HOW TO WEAR SNEAKERS WITH TAILORING

テーラリングにスニーカーを合わせる方法

March 2022

そのマッチングは天国のような結婚か、それとも離婚裁判となるか。

スニーカーとスーツを組み合わせるトレンドについて、THE RAKEが考察する。

 

by THE RAKE

 

 

 

 19世紀初頭に普及して以来、スーツは永遠にサルトリア・スタイルの模範であり、一度もその基本的デザインが変更されたことはない。あちこちに小さな改良が加えられてはいるが、概してスーツは2世紀近く変わっていないのである。それは、スーツが男性の身体を美しく見せるという、単純な理由による。

 

 今日、私たちはまた新たなサルトリア的パラダイムシフトの真っ只中にいる。オックスフォードやダービー、モンクストラップといったクラシックな靴に代わって、スニーカーがテーラード・アンサンブルの足元として登場しているのだ。

 

 これはクラシックへの冒涜か進化か? とはいえスーツにはさまざまな靴を受け入れるだけの懐の深さがあると感じている。今やスニーカーは私たちの生活に欠かせないものとなっており(再販市場だけでも10億ドル規模である)、カジュアルウェアだけに限定するのは、機会を逸しているように思える。

 

 もちろん、洗練され磨き抜かれたオックスフォード・シューズは素晴らしい。しかし、今日の紳士服市場においてカジュアルウェアの台頭を否定することはできない。そんな中、スニーカーはドレスダウンの選択肢として、思いもかけないところへと進出してきた。認めるかどうかは別として、時にはルールブックを破ってみるのも一興だろう。そこで今回は、スーツとスニーカーの“不浄の婚姻”を、それぞれ異なる方法で見事に成し遂げた紳士たちをご紹介しよう。

 

 下の写真を見れば、テーラリングとは、一般に考えられている以上に多様であっていいことがわかる。左の紳士はクラシックなセパレートに、バーガンディのタッセルローファーを合わせている。これはこれで、基本に忠実な素晴らしいコーディネイトだ。一方、右にいる彼の友人は、皮肉にもニューバランスのアイコニックなスニーカー、別名“ダッドスニーカー”をチョイスしている。どのような服装であれ、必ず異論があるものだが、この紳士のロジックは理解できる。
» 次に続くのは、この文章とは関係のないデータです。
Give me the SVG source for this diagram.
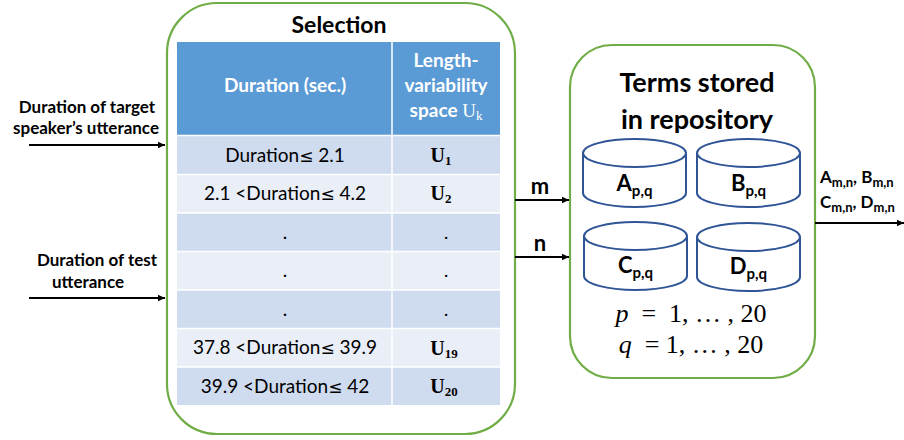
<svg xmlns="http://www.w3.org/2000/svg" width="904" height="440" viewBox="0 0 904 440">
<defs>
<marker id="ah" markerWidth="8" markerHeight="8" refX="7" refY="4" orient="auto" markerUnits="userSpaceOnUse">
<path d="M0,0.8 L7,4 L0,7.2 z" fill="#000"/>
</marker>
<style>
.panel{fill:#fff;stroke:#70AD47;stroke-width:2.2}
.hdr{fill:#5B9BD5}
.r1{fill:#CFDBEE}
.r2{fill:#E9EEF7}
.grid{stroke:#fff;stroke-width:1.5}
.t{font-family:Lato,"Liberation Sans",sans-serif;fill:#000}
.b{font-weight:bold}
.w{fill:#fff}
.m{font-family:"Liberation Serif","DejaVu Serif",serif;fill:#000}
.cyl{fill:#fff;stroke:#2F5597;stroke-width:2}
.conn{stroke:#000;stroke-width:2;fill:none}
.td{font-size:19px}
.le{font-family:"DejaVu Sans",sans-serif;font-size:17px}
</style>
</defs>
<rect width="904" height="440" fill="#fff"/>

<g id="selection">
<rect class="panel" x="167" y="3" width="348" height="431" rx="50" ry="50"/>
<text class="t b" x="339" y="33" font-size="23" text-anchor="middle">Selection</text>
<rect class="hdr" x="177" y="42" width="323" height="93"/>
<rect class="r1" x="177" y="136" width="323" height="38"/>
<rect class="r2" x="177" y="174.5" width="323" height="38"/>
<rect class="r1" x="177" y="213" width="323" height="38"/>
<rect class="r2" x="177" y="251.5" width="323" height="38"/>
<rect class="r1" x="177" y="290" width="323" height="38"/>
<rect class="r2" x="177" y="328.5" width="323" height="38"/>
<rect class="r1" x="177" y="367" width="323" height="38"/>
<line class="grid" x1="392" y1="42" x2="392" y2="405"/>
<line class="grid" x1="177" y1="135.5" x2="500" y2="135.5"/>
<line class="grid" x1="177" y1="174.5" x2="500" y2="174.5"/>
<line class="grid" x1="177" y1="213" x2="500" y2="213"/>
<line class="grid" x1="177" y1="251.5" x2="500" y2="251.5"/>
<line class="grid" x1="177" y1="290" x2="500" y2="290"/>
<line class="grid" x1="177" y1="328.5" x2="500" y2="328.5"/>
<line class="grid" x1="177" y1="367" x2="500" y2="367"/>
<text class="t b w" x="285" y="92" font-size="19" text-anchor="middle">Duration (sec.)</text>
<text class="t b w" x="446" y="67" font-size="19" text-anchor="middle">Length-</text>
<text class="t b w" x="446" y="92" font-size="19" text-anchor="middle">variability</text>
<text class="t b w" x="446" y="117" font-size="19" text-anchor="middle">space <tspan font-family="Liberation Serif,serif" font-weight="normal">U<tspan font-size="13" dy="3">k</tspan></tspan></text>
<text class="t td" x="285" y="162" text-anchor="middle">Duration<tspan class="le">≤</tspan> 2.1</text>
<text class="t td" x="285" y="200" text-anchor="middle">2.1 &lt;Duration<tspan class="le">≤</tspan> 4.2</text>
<text class="t td" x="285" y="239" text-anchor="middle">.</text>
<text class="t td" x="285" y="277" text-anchor="middle">.</text>
<text class="t td" x="285" y="316" text-anchor="middle">.</text>
<text class="t td" x="285" y="354" text-anchor="middle">37.8 &lt;Duration<tspan class="le">≤</tspan> 39.9</text>
<text class="t td" x="285" y="393" text-anchor="middle">39.9 &lt;Duration<tspan class="le">≤</tspan> 42</text>
<text class="m b" x="441" y="162" font-size="20" text-anchor="middle">U<tspan font-size="13" dy="3">1</tspan></text>
<text class="m b" x="441" y="200" font-size="20" text-anchor="middle">U<tspan font-size="13" dy="3">2</tspan></text>
<text class="m" x="446" y="239" font-size="19" text-anchor="middle">.</text>
<text class="m" x="446" y="277" font-size="19" text-anchor="middle">.</text>
<text class="m" x="446" y="316" font-size="19" text-anchor="middle">.</text>
<text class="m b" x="444" y="355" font-size="20" text-anchor="middle">U<tspan font-size="13" dy="3">19</tspan></text>
<text class="m b" x="444" y="393" font-size="20" text-anchor="middle">U<tspan font-size="13" dy="3">20</tspan></text>
</g>

<g id="repository">
<rect class="panel" x="570" y="45" width="245" height="333" rx="42" ry="42"/>
<text class="t b" x="697" y="92" font-size="27" text-anchor="middle">Terms stored</text>
<text class="t b" x="697" y="129" font-size="27" text-anchor="middle">in repository</text>
</g>

<g id="cylA">
<path class="cyl" d="M583,153 V193 A51.5,14 0 0 0 686,193 V153"/>
<ellipse class="cyl" cx="634.5" cy="153" rx="51.5" ry="14"/>
<text class="t b" x="634.5" y="191" font-size="22" text-anchor="middle">A<tspan font-size="15" dy="5">p,q</tspan></text>
</g>
<g id="cylB">
<path class="cyl" d="M697,153 V193 A51.5,14 0 0 0 800,193 V153"/>
<ellipse class="cyl" cx="748.5" cy="153" rx="51.5" ry="14"/>
<text class="t b" x="748.5" y="191" font-size="22" text-anchor="middle">B<tspan font-size="15" dy="5">p,q</tspan></text>
</g>
<g id="cylC">
<path class="cyl" d="M584,236 V276 A51.5,14 0 0 0 687,276 V236"/>
<ellipse class="cyl" cx="635.5" cy="236" rx="51.5" ry="14"/>
<text class="t b" x="635.5" y="273" font-size="22" text-anchor="middle">C<tspan font-size="15" dy="5">p,q</tspan></text>
</g>
<g id="cylD">
<path class="cyl" d="M697,237 V277 A51.5,14 0 0 0 800,277 V237"/>
<ellipse class="cyl" cx="748.5" cy="237" rx="51.5" ry="14"/>
<text class="t b" x="748.5" y="274" font-size="22" text-anchor="middle">D<tspan font-size="15" dy="5">p,q</tspan></text>
</g>
<g id="ranges">
<text class="m" x="691" y="322" font-size="26" text-anchor="middle" xml:space="preserve"><tspan font-style="italic">p</tspan>  =  1, … , 20</text>
<text class="m" x="691" y="353" font-size="26" text-anchor="middle" xml:space="preserve"><tspan font-style="italic">q</tspan>  = 1, … , 20</text>
</g>

<g id="inputs">
<text class="t b" x="87" y="113" font-size="17" text-anchor="middle">Duration of target</text>
<text class="t b" x="86" y="134" font-size="17" text-anchor="middle">speaker’s utterance</text>
<text class="t b" x="97" y="266" font-size="17" text-anchor="middle">Duration of test</text>
<text class="t b" x="88" y="288" font-size="17" text-anchor="middle">utterance</text>
</g>

<g id="output-label">
<text class="t b" x="820" y="183" font-size="17">A<tspan font-size="13" dy="4">m,n</tspan><tspan dy="-4">, B</tspan><tspan font-size="13" dy="4">m,n</tspan></text>
<text class="t b" x="820" y="208" font-size="17">C<tspan font-size="13" dy="4">m,n</tspan><tspan dy="-4">, D</tspan><tspan font-size="13" dy="4">m,n</tspan></text>
</g>

<g id="connectors">
<line class="conn" x1="29" y1="145" x2="165" y2="145" marker-end="url(#ah)"/>
<line class="conn" x1="29" y1="298" x2="165" y2="298" marker-end="url(#ah)"/>
<line class="conn" x1="515" y1="200" x2="569" y2="200" marker-end="url(#ah)"/>
<line class="conn" x1="515" y1="257" x2="569" y2="257" marker-end="url(#ah)"/>
<line class="conn" x1="815" y1="223" x2="904" y2="223" marker-end="url(#ah)"/>
<text class="t b" x="540" y="194" font-size="22" text-anchor="middle">m</text>
<text class="t b" x="540" y="251" font-size="22" text-anchor="middle">n</text>
</g>
</svg>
クロップド丈のカーキ色のチノパンに、少しクシャクシャしたリネン混のジャケットとデニムシャツを合わせ、そこにくすんだグレイのスニーカーがアクセントを加えて気負いのない雰囲気を醸し出している。

 

 

 

 

 上の写真は、ユナイテッドアローズのディレクター、小木基史氏とその友人である。ワイドなチノパンツとブレザーというセパレートスタイルで、トレンドを上手に取り入れた着こなしを披露している。ルーズフィットでリラックスしたスタイルには、スニーカーは最適なオプションだ。もしこれがラギッドなコンバットブーツなどだったら、少し時代錯誤に見えただろう。

 

 下の写真は、ネクタイメーカー、アイネックスの並木孝之氏である。クラシックなコンバースのスニーカーを、ガンクラブチェックのスーツにスマートに合わせている。ターンアップすることでより現代的な丈とし、コンバースの白と黒をシャツとネクタイで拾って全体を引き締めたコーディネイトだ。

 

 

 

 

 パステルピンクのスーツは、どんなコーディネイトをしても主張が強いものだが、上の写真の例では、シンプルな白いTシャツにクラシックな白のスニーカーを合わせて、そのアクを抑えている。ダブルモンクのような存在感のある靴を、派手なスーツに合わせるのは、妻と愛人を同じパーティに招待しているようなものだ。

 

 下の写真の男性は、ハリントンジャケットを羽織っているので、厳密にはスーツとは言えないが、ネイビーのピンストライプにアディダスのジムスニーカーがよく似合っている。白のスニーカーと白のTシャツのシンプルなコーディネイトが、全身を引き締めている。もしこれが、オーソドックスなツーピーススーツであれば、スニーカーもややクラシックなタイプを選びたいところだ。